BABACAR BA, PRESIDENT DU FORUM DU JUSTICIABLE : «Si on va vers cette loi d’amnistie, on va plaider pour qu’elle soit encadrée… »
« Nous estimons que la confiscation des droits civils et politiques ne peut pas être éternel. Autrement dit, l’acte de confiscation des droits d’une personne doit être limité dans le temps. Sous ce rapport, nous pensons qu’il était temps de restaurer les droits de vote de Karim Wade et de Khalifa Sall.
Maintenant, notre position favorable à la loi d’amnistie se justifie par le fait que cette mesure est prévue par la Constitution Sénégalaise. Donc, c’est une disposition légale qui est également utilisée par les grandes démocraties quand on veut procéder à une réhabilitation nationale.

C’est la raison pour laquelle, nous soutenons cette mesure qui n’est pas une première au Sénégal d’autant plus que le président Senghor l’avait fait adopter puis son successeur, Abdou Diouf mais aussi le président Wade.
Nous préférons cette mesure par rapport à la modification du Code électoral. Nous préférons la loi d’amnistie à la modification du Code électoral même si beaucoup de personnes proposent la revue des articles L29 et L30 du Code électoral. Car, ceux qui proposent cette modification du Code électoral oublient que cela n’est pas aussi simple.
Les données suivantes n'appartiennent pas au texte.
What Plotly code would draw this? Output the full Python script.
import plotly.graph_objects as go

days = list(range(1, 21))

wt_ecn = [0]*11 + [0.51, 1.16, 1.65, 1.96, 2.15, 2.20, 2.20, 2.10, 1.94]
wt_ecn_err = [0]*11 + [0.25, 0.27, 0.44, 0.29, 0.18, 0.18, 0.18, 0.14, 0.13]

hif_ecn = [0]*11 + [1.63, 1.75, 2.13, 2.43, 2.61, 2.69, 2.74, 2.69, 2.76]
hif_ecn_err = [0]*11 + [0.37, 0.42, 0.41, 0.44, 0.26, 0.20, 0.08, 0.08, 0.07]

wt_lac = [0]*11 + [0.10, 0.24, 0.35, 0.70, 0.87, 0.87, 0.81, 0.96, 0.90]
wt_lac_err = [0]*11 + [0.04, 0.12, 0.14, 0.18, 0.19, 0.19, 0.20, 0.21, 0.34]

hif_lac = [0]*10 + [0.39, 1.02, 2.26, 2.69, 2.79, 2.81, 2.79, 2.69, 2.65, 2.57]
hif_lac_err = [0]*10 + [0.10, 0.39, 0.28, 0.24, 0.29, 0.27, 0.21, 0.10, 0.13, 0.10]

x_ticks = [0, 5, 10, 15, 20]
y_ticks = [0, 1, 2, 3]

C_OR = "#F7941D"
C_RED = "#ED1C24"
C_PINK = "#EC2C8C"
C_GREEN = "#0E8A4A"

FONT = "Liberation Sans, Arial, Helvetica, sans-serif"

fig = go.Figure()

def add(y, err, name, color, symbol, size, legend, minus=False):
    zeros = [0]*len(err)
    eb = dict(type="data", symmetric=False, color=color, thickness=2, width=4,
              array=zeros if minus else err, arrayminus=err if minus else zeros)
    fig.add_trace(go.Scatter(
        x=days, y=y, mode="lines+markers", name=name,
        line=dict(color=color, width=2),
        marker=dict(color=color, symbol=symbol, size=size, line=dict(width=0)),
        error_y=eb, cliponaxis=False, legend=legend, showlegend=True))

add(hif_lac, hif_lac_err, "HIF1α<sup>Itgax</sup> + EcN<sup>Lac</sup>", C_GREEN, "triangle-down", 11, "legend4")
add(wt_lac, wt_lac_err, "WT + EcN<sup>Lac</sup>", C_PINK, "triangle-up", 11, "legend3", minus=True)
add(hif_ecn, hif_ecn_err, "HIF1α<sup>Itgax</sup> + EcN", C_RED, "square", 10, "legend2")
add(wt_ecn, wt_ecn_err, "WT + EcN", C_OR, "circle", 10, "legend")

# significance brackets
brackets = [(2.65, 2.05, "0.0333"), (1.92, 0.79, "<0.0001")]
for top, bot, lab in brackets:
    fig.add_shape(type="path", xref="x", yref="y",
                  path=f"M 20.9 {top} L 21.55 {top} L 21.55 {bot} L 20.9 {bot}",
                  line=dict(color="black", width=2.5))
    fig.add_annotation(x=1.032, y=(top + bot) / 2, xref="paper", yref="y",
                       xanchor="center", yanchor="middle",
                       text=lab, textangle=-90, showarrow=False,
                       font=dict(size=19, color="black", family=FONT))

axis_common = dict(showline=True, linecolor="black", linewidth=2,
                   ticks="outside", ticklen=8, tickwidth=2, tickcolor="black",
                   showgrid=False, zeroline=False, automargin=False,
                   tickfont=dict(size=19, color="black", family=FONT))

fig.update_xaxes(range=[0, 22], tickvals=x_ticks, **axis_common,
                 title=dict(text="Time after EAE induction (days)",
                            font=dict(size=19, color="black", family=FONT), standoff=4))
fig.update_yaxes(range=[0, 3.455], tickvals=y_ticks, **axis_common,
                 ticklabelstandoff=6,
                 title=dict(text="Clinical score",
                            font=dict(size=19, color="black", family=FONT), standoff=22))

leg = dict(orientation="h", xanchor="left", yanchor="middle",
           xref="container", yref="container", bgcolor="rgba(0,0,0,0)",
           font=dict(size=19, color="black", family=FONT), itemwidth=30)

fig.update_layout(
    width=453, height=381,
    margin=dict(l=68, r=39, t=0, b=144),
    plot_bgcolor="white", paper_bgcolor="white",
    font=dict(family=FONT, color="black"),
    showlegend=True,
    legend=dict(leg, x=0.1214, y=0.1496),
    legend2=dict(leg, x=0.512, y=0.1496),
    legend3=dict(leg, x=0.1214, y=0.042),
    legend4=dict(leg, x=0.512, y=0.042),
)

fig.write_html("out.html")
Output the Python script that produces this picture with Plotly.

Car, pour modifier le Code électoral, il faut un consensus de tous les acteurs politiques. On ne peut se lever un bon jour et procéder à la revue de ces dispositions, il faut une consultation de tous les acteurs à travers des concertations politiques pour permettre à tous les acteurs de donner leur avis. Ensuite, je rappelle que les articles L29 et L30 sont prévus pour empêcher les délinquants, les criminels, les gens qui sont poursuivis et condamnés pour crimes, pour des faits de vols aggravés.
Ces dispositions sont spécialement prévues pour les empêcher de briguer le suffrage des Sénégalais. Donc aujourd’hui, si vous modifiez cette disposition, on ouvre une porte à ces délinquants-là. Nous pensons que l’amnistie a une portée beaucoup plus politique dans le sens où elle va rassembler, elle va réhabiliter. Maintenant, si toutefois, on va vers cette loi d’amnistie, on va plaider pour qu’elle soit encadrée, rédigée à tel enseigne qu’elle va concerner que les mis en cause même s’il est dit que la loi est générale et impersonnelle.

On ne va pas rester là et regarder qu’on adopte n’importe quelle loi. La société civile et les acteurs politiques doivent être regardants. Nous devons faire de sorte que cette loi ne soit pas ouverte, un prétexte pour couvrir des futurs délinquants ».